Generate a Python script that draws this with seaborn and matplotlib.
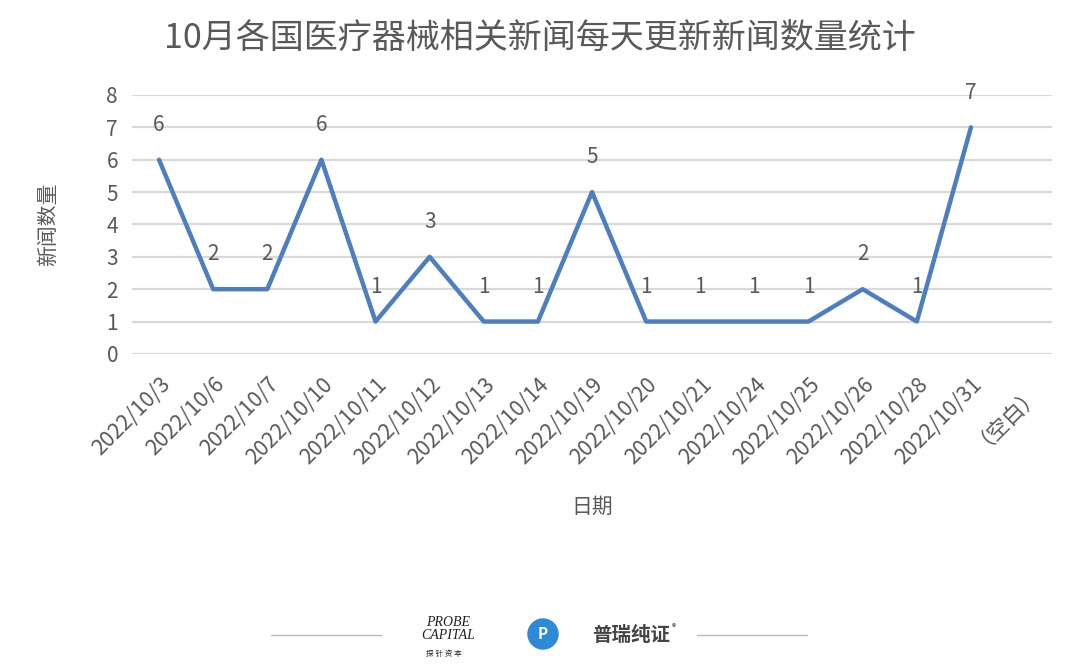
import pandas as pd
import numpy as np
import matplotlib.pyplot as plt
import seaborn as sns
from matplotlib.patches import Circle

# data
dates = ['2022/10/3', '2022/10/6', '2022/10/7', '2022/10/10', '2022/10/11',
         '2022/10/12', '2022/10/13', '2022/10/14', '2022/10/19', '2022/10/20',
         '2022/10/21', '2022/10/24', '2022/10/25', '2022/10/26', '2022/10/28',
         '2022/10/31', '（空白）']
counts = [6, 2, 2, 6, 1, 3, 1, 1, 5, 1, 1, 1, 1, 2, 1, 7, np.nan]
y_ticks = [0, 1, 2, 3, 4, 5, 6, 7, 8]

sns.set_theme(style='white')
plt.rcParams['font.family'] = ['Noto Sans CJK SC', 'DejaVu Sans']

df = pd.DataFrame({'date': dates, 'count': counts})
df['pos'] = range(len(df))

fig = plt.figure(figsize=(10.8, 6.69), dpi=100)
ax = fig.add_axes([0.1222, 0.471, 0.852, 0.387])

grey = '#595959'
line_color = '#4d7fc0'

sns.lineplot(x='pos', y='count', data=df, ax=ax, color=line_color, linewidth=3.2)

for x, y in zip(df['pos'], df['count']):
    if not np.isnan(y):
        ax.annotate(f'{int(y)}', (x, y), xytext=(0, 25), textcoords='offset points',
                    ha='center', va='center', fontsize=15, color=grey)

ax.set_xlim(-0.5, len(dates) - 0.5)
ax.set_ylim(0, 8)
ax.set_yticks(y_ticks)
ax.set_yticklabels([str(t) for t in y_ticks], fontsize=15, color=grey)
ax.set_xticks(df['pos'])
ax.set_xticklabels(dates, rotation=45, ha='right', rotation_mode='anchor',
                   fontsize=15.5, color=grey)
ax.tick_params(axis='y', length=0, pad=10)
ax.tick_params(axis='x', length=0, pad=14)
ax.yaxis.grid(True, color='#d9d9d9', linewidth=1.6)
ax.set_axisbelow(True)
for s in ax.spines.values():
    s.set_visible(False)

ax.set_xlabel('日期', fontsize=15, color=grey, labelpad=20)
ax.set_ylabel('新闻数量', fontsize=15, color=grey, labelpad=34)

fig.text(0.5, 0.943, '10月各国医疗器械相关新闻每天更新新闻数量统计',
         ha='center', va='center', fontsize=24.5, color=grey)

# footer logos
fig.add_artist(plt.Line2D([271 / 1080, 381 / 1080], [0.051, 0.051], color='#bbbbbb', lw=1))
fig.add_artist(plt.Line2D([697 / 1080, 807 / 1080], [0.051, 0.051], color='#bbbbbb', lw=1))
fig.text(0.415, 0.060, 'PROBE\nCAPITAL', fontsize=10, style='italic', color='#222222',
         ha='center', va='center', linespacing=0.95, family='Liberation Serif')
fig.text(0.411, 0.022, '探 针 资 本', fontsize=5.5, color='#222222', ha='center', va='center')
fig.add_artist(Circle((5.43, 0.35), 0.15, transform=fig.dpi_scale_trans,
                      color='#2c8ad6'))
fig.text(0.503, 0.052, 'P', fontsize=11, color='white', ha='center', va='center',
         fontweight='bold')
fig.text(0.548, 0.050, '普瑞纯证', fontsize=14, color='#444444', ha='left', va='center',
         fontweight='bold')
fig.text(0.624, 0.062, '®', fontsize=6, color='#444444', ha='center', va='center')

fig.savefig('out.png', dpi=100)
************
Directions - Begin at the first line of the material and copy each line exactly through the one containing "df['pos'] = range(len(df))". Omit pictures.

Result for this task -
Generate a Python script that draws this with seaborn and matplotlib.
import pandas as pd
import numpy as np
import matplotlib.pyplot as plt
import seaborn as sns
from matplotlib.patches import Circle

# data
dates = ['2022/10/3', '2022/10/6', '2022/10/7', '2022/10/10', '2022/10/11',
         '2022/10/12', '2022/10/13', '2022/10/14', '2022/10/19', '2022/10/20',
         '2022/10/21', '2022/10/24', '2022/10/25', '2022/10/26', '2022/10/28',
         '2022/10/31', '（空白）']
counts = [6, 2, 2, 6, 1, 3, 1, 1, 5, 1, 1, 1, 1, 2, 1, 7, np.nan]
y_ticks = [0, 1, 2, 3, 4, 5, 6, 7, 8]

sns.set_theme(style='white')
plt.rcParams['font.family'] = ['Noto Sans CJK SC', 'DejaVu Sans']

df = pd.DataFrame({'date': dates, 'count': counts})
df['pos'] = range(len(df))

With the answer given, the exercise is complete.